The seriously seditious artist finds ways of working with and within conventions, undermining and confounding expectations explicitly and implicitly within the work itself, in a performance so brilliantly executed and enthralling that the viewer is mesmerized, heart racing, mind dazzled. Hillel Kogan is that kind of artist.
The dancer/choreographer has a body of work that is riotously subversive entertainment, musical in the extreme, funny, precise, political, philosophical, and dangerously seductive. Kogan is an endlessly versatile performer and creator with a volatile imagination capable of igniting several revolutions at once. Kogan’s Rite of Spring (which premiered at Intimadance 2011) works intimately with Stravinsky’s score, immersing quotes of Nijinsky in original choreography, all within the context of contemporary Israeli symbols and rituals, questioning everything.
It is all too tempting to say that nothing is sacred these days, it is far more rigorous to examine our culture closely and ask: what is sacred, and why?

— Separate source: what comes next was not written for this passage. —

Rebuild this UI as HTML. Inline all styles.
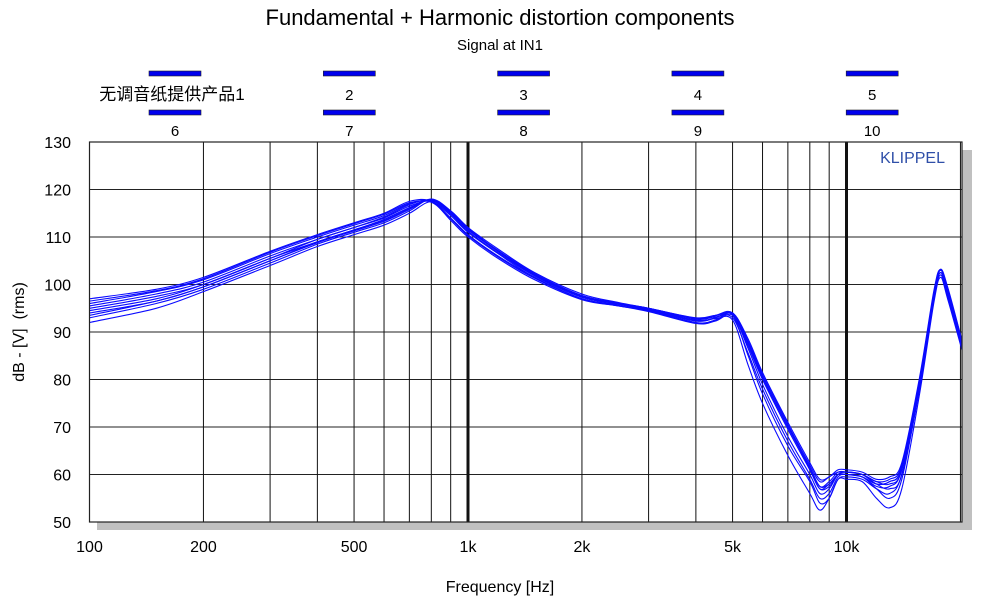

Taking on a succession of diverse roles and personae, Kogan is both the bride and the brutish boxer, the bereaved mother and the stalwart soldier, belly dancer and faun. Working on a bare stage with a black box of props at each side, Kogan is completely exposed, yet the transitions are almost invisible. Fast, yet not frantic, he shifts from one persona to another, immersing himself entirely in the character. The images reflect the local culture, while the choreography quotes from Nijinsky (also from L’apres-midi d’un Faune) and other choreographers of the modern era whose movements resonate in the mind. One need not identify the specific work or artist, they are familiar because they have become part of our collective concept of “dance.” Kogan presents the viewer with the familiar in order to question that which is so obvious that is has become invisible.
Kogan insinuates a splendid irony into each moment; the scintillating dance between appearance and reality; he is and is not as he appears to be. Quality and precision are the ballast for the wild irreverence and freedom of Kogan’s brilliant performance. The patriotic glow and loving flow of his movements as he holds a small Israeli flag in each hand, his very being at one with the waving flags, is not a counterfeit, it is the image of patriotism. It is beautiful and seductive. Kogan dances a small, joyful dance with the flags, spinning, prancing, exuding innocence and then becoming more ecstatic, rubbing the flags on his body, stuffing a flag in his mouth and jumping, flag between his teeth. Don’t blink during this performance. Seconds later he is bellowing out a medley of Hebrew songs into a megaphone, mano a mano with Stravinsky.
100 years after the premiere of Rite of Spring, it often seems more difficult to capture the audience’s attention, let alone move or provoke them to think and question. Kogan boldly exposes the rituals of contemporary Israeli culture with wicked humor, intelligence and imagination. I can think of no better tribute to that revolutionary work than Hillel Kogan’s Rite of Spring. Hillel Kogan is a name that should be writ large in the chronicles of Israeli dance.